AIM OF THE TASK ▸ From the first line of the data down to and including the line with "1165, 1240, 1311]", copy everything exactly, leaving out pictures.

Figure scripts:
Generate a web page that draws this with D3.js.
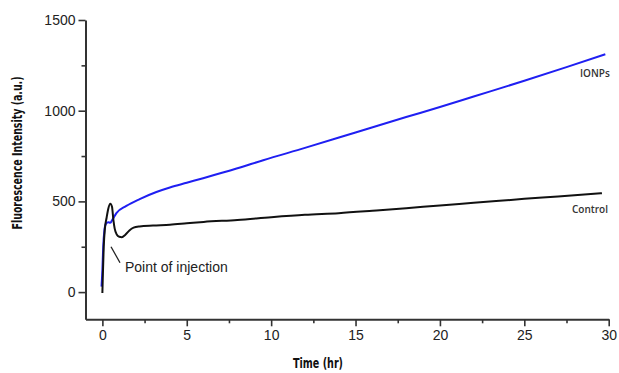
<!DOCTYPE html>
<html>
<head>
<meta charset="utf-8">
<script src="https://cdn.jsdelivr.net/npm/d3@7"></script>
<style>
  body { margin: 0; background: #fff; }
  svg { display: block; }
</style>
</head>
<body>
<div class="container"></div>
<script>
// readings
const ionpsTime = [-0.05, 0.0, 0.05, 0.12, 0.2, 0.35, 0.47, 0.6, 0.83, 1.42, 2.21, 3.2, 4.0, 5.0, 5.97, 7.95, 9.53, 12, 15, 18, 20, 22, 25, 27.5, 29.8]
const ionpsValue = [30, 120, 250, 340, 375, 385, 382, 400, 435, 475, 513, 552, 577, 603, 628, 681, 727, 795, 880, 965, 1020, 1078, 1165, 1240, 1311]

const controlTime = [0.0, 0.03, 0.08, 0.15, 0.25, 0.35, 0.47, 0.57, 0.65, 0.73, 0.85, 1.0, 1.15, 1.35, 1.6, 1.85, 2.2, 3, 4, 5, 6, 8, 10, 12, 14, 16, 18, 20, 22, 25, 27, 29.6]
const controlValue = [-5, 100, 250, 350, 410, 460, 487, 470, 400, 350, 318, 305, 303, 315, 340, 355, 362, 367, 371, 379, 387, 398, 413, 426, 435, 448, 462, 478, 492, 514, 527, 545]

const xTicks = [0, 5, 10, 15, 20, 25, 30]
const xMinor = [2.5, 7.5, 12.5, 17.5, 22.5, 27.5]
const yTicks = [0, 500, 1000, 1500]
const yMinor = [250, 750, 1250]

const width = 619, height = 373

const svg = d3.select(".container")
              .append("svg")
              .attr("width", width)
              .attr("height", height)

const x = d3.scaleLinear().domain([-1, 30]).range([85.5, 608.7])
const y = d3.scaleLinear().domain([-150, 1500]).range([319.3, 20])

const axisColor = "#333"
const tickFont = "'Liberation Sans', Arial, sans-serif"

// minor ticks first, so the major axis draws over them
svg.append("g")
   .attr("transform", "translate(0,319.3)")
   .call(d3.axisBottom(x).tickValues(xMinor).tickSize(4).tickFormat(""))
   .call(g => g.select(".domain").remove())
svg.append("g")
   .attr("transform", "translate(85.5,0)")
   .call(d3.axisLeft(y).tickValues(yMinor).tickSize(4).tickFormat(""))
   .call(g => g.select(".domain").remove())

svg.append("g")
   .attr("transform", "translate(0,319.3)")
   .call(d3.axisBottom(x).tickValues(xTicks).tickFormat(d3.format("d")).tickSize(7).tickSizeOuter(0).tickPadding(4))
svg.append("g")
   .attr("transform", "translate(85.5,0)")
   .call(d3.axisLeft(y).tickValues(yTicks).tickFormat(d3.format("d")).tickSize(7).tickSizeOuter(0).tickPadding(3))

svg.selectAll(".tick line").attr("stroke", axisColor).attr("stroke-width", 1.6)
svg.selectAll(".domain").attr("stroke", axisColor).attr("stroke-width", 2)
svg.selectAll(".tick text")
   .attr("fill", "#222")
   .style("font-family", tickFont)
   .style("font-size", "14px")

// lines
const line = d3.line()
               .x(d => x(d[0]))
               .y(d => y(d[1]))
               .curve(d3.curveMonotoneX)

svg.append("path")
   .datum(ionpsTime.map((t, i) => [t, ionpsValue[i]]))
   .attr("fill", "none")
   .attr("stroke", "#1f1ff2")
   .attr("stroke-width", 2)
   .attr("d", line)

svg.append("path")
   .datum(controlTime.map((t, i) => [t, controlValue[i]]))
   .attr("fill", "none")
   .attr("stroke", "#111")
   .attr("stroke-width", 2)
   .attr("d", line)

// series labels
svg.append("text")
   .text("IONPs")
   .attr("x", 580).attr("y", 77)
   .style("font-family", "'Open Sans', sans-serif")
   .style("font-weight", 600)
   .style("font-size", "10px")
   .attr("fill", "#333")

svg.append("text")
   .text("Control")
   .attr("x", 572).attr("y", 213)
   .style("font-family", "'Open Sans', sans-serif")
   .style("font-weight", 600)
   .style("font-size", "10px")
   .attr("fill", "#333")

// annotation
svg.append("line")
   .attr("x1", 111).attr("y1", 246.7)
   .attr("x2", 120).attr("y2", 262.7)
   .attr("stroke", "#222")
   .attr("stroke-width", 1.3)

svg.append("text")
   .text("Point of injection")
   .attr("x", 125).attr("y", 272)
   .style("font-family", tickFont)
   .style("font-size", "14px")
   .attr("fill", "#222")

// axis titles
svg.append("text")
   .text("Time (hr)")
   .attr("x", 318).attr("y", 368)
   .attr("text-anchor", "middle")
   .attr("textLength", 50)
   .attr("lengthAdjust", "spacingAndGlyphs")
   .style("font-family", "'Liberation Sans Narrow', 'DejaVu Sans Condensed', sans-serif")
   .style("font-weight", "bold")
   .style("font-size", "14px")
   .attr("fill", "#111")

svg.append("text")
   .text("Fluorescence Intensity (a.u.)")
   .attr("transform", "translate(22,153) rotate(-90)")
   .attr("text-anchor", "middle")
   .attr("textLength", 153)
   .attr("lengthAdjust", "spacingAndGlyphs")
   .style("font-family", "'Liberation Sans Narrow', 'DejaVu Sans Condensed', sans-serif")
   .style("font-weight", "bold")
   .style("font-size", "14px")
   .attr("fill", "#111")
</script>
</body>
</html>
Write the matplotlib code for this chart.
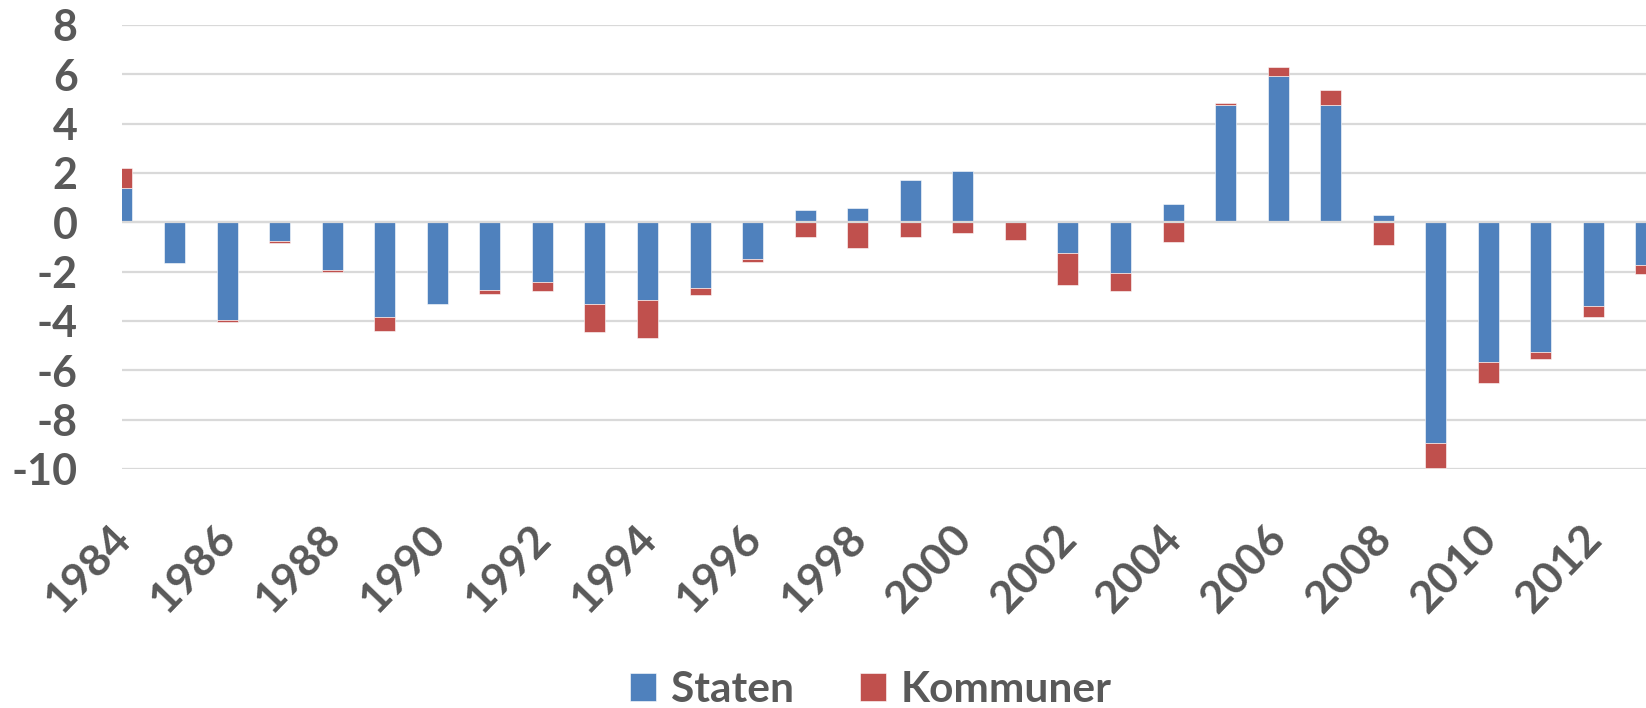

TASK OUTPUT ▸
Generate a web page that draws this with D3.js.
<!DOCTYPE html>
<html>
<head>
<meta charset="utf-8">
<script src="https://cdn.jsdelivr.net/npm/d3@7"></script>
<style>
  body { margin: 0; background: #fff; }
  svg { display: block; }
</style>
</head>
<body>
<div class="container"></div>
<script>
// readings
const ionpsTime = [-0.05, 0.0, 0.05, 0.12, 0.2, 0.35, 0.47, 0.6, 0.83, 1.42, 2.21, 3.2, 4.0, 5.0, 5.97, 7.95, 9.53, 12, 15, 18, 20, 22, 25, 27.5, 29.8]
const ionpsValue = [30, 120, 250, 340, 375, 385, 382, 400, 435, 475, 513, 552, 577, 603, 628, 681, 727, 795, 880, 965, 1020, 1078, 1165, 1240, 1311]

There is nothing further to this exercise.